Member of the Finnish Parliament
- Incumbent
- Assumed office 1 July 2017
- Preceded by: Hanna Mäntylä
- Constituency: Lapland

Personal details
- Born: 30 January 1957 (age 69)
- Party: Blue Reform (2017–) Finns Party (until 2017)

= Matti Torvinen =

Finnish politician

Matti Torvinen (born 30 January 1957 in Rovaniemi) is a Finnish politician and the party secretary of the Blue Reform. He represented the Finns Party in the City Council of Rovaniemi since 2012, being elected in 2012 and 2017. Torvinen was a candidate in the 2015 parliamentary election, and the 2269 votes he gained were enough for a substitute place.

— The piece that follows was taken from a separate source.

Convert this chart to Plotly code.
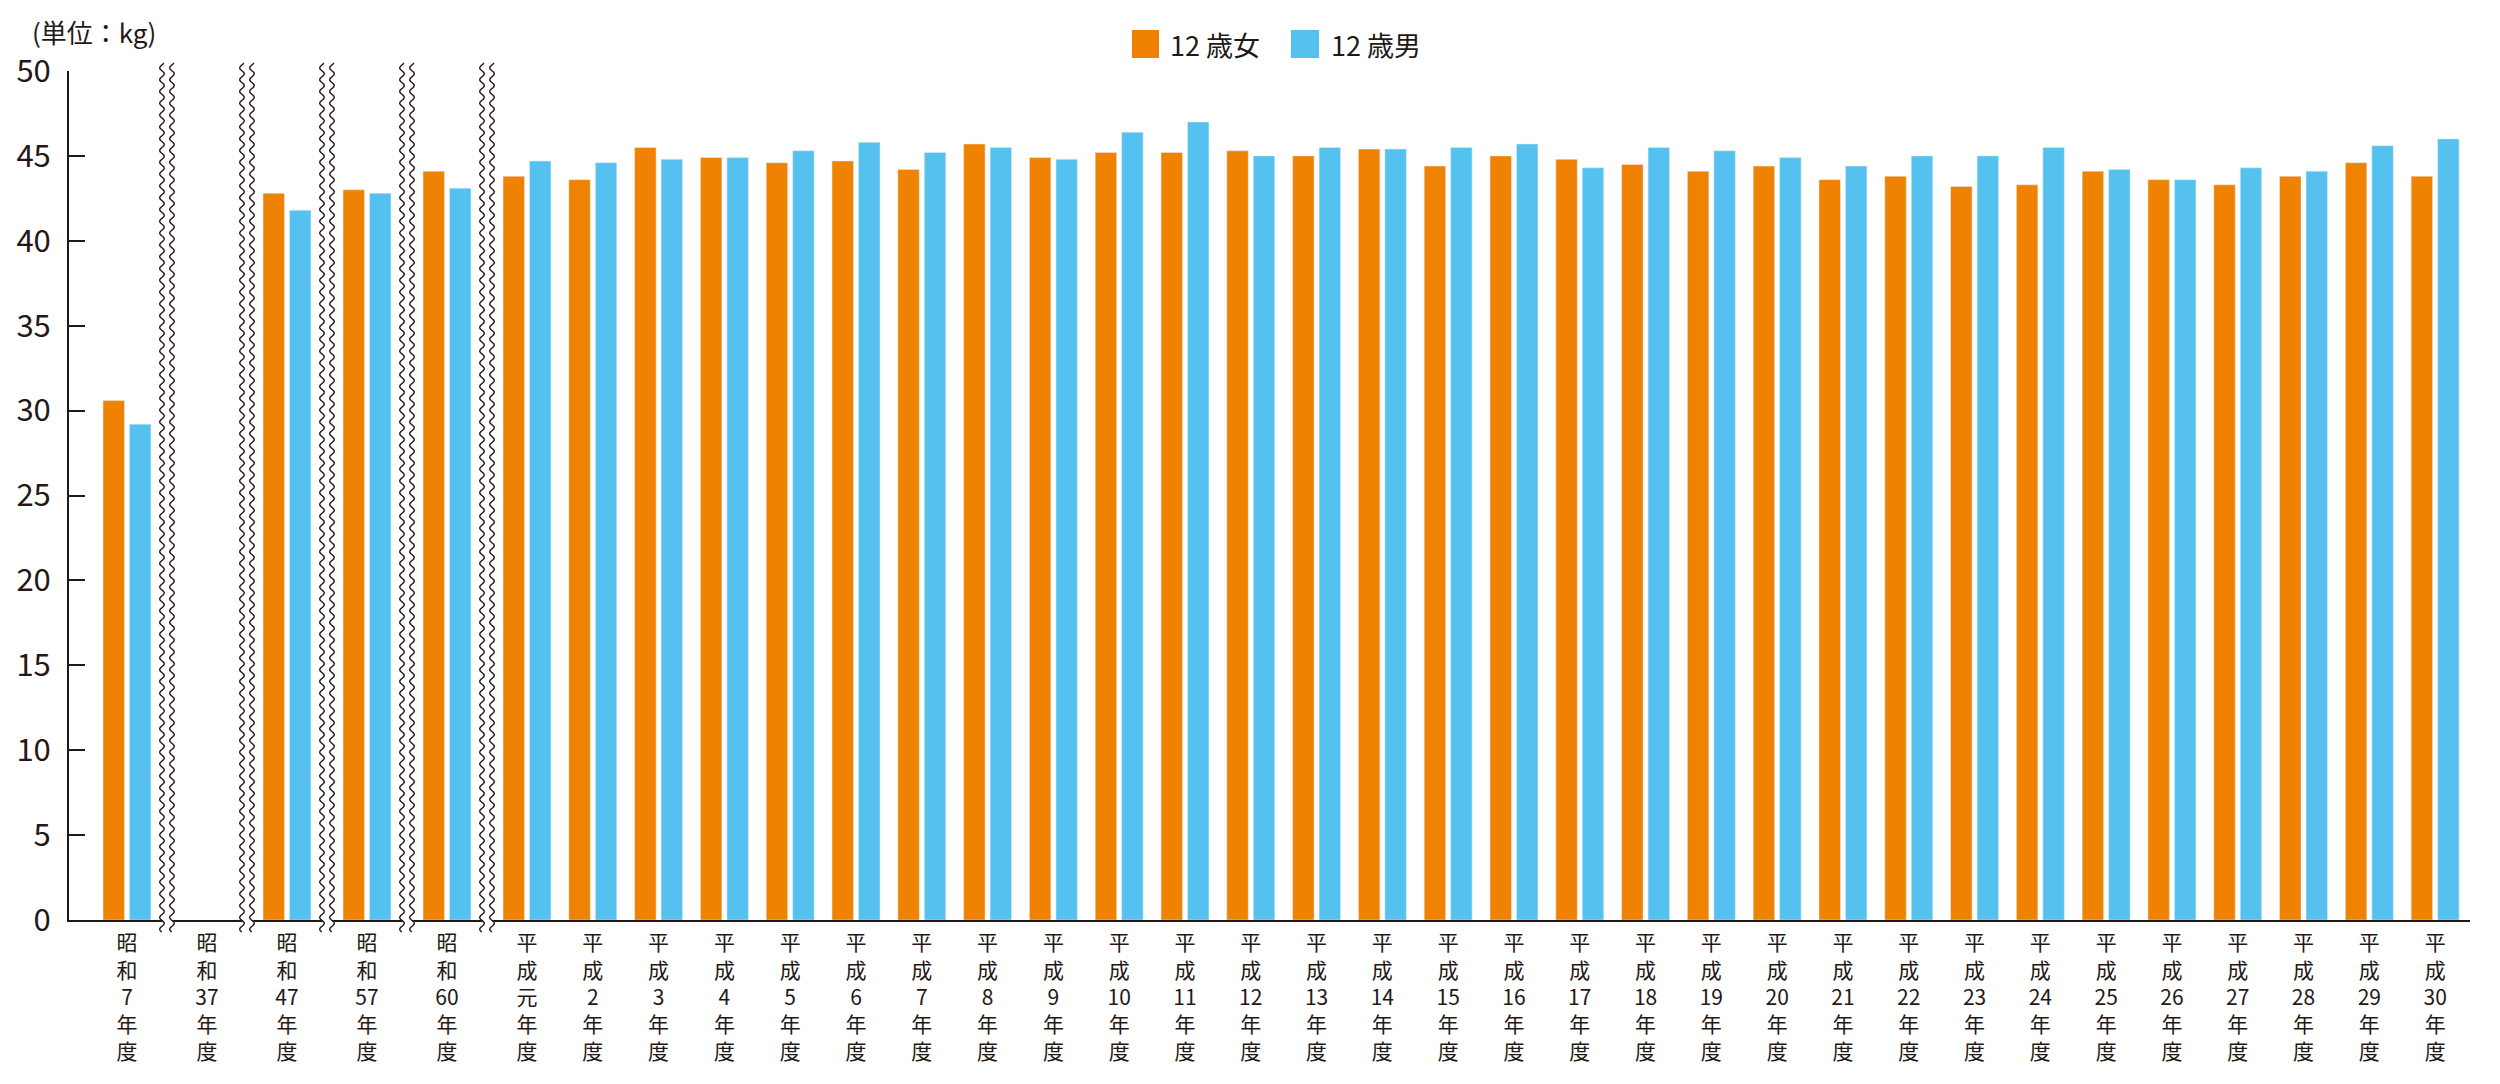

In June 2017, another MP Hanna Mäntylä left the Parliament, and it was confirmed that Torvinen will replace her on 1 July 2017. At the time, Finns Party's parliamentary group had split in two due to the aftermath of the recent leadership election. Torvinen joined the New Alternative, the faction that broke away from the Finns Party's parliamentary group. He subsequently resigned from the Finns Party.

On 15 November 2017, the New Alternative was officially registered as a political party under the name of Blue Reform. In the first party convention, organized on 16 December 2017, Torvinen was elected as the party secretary.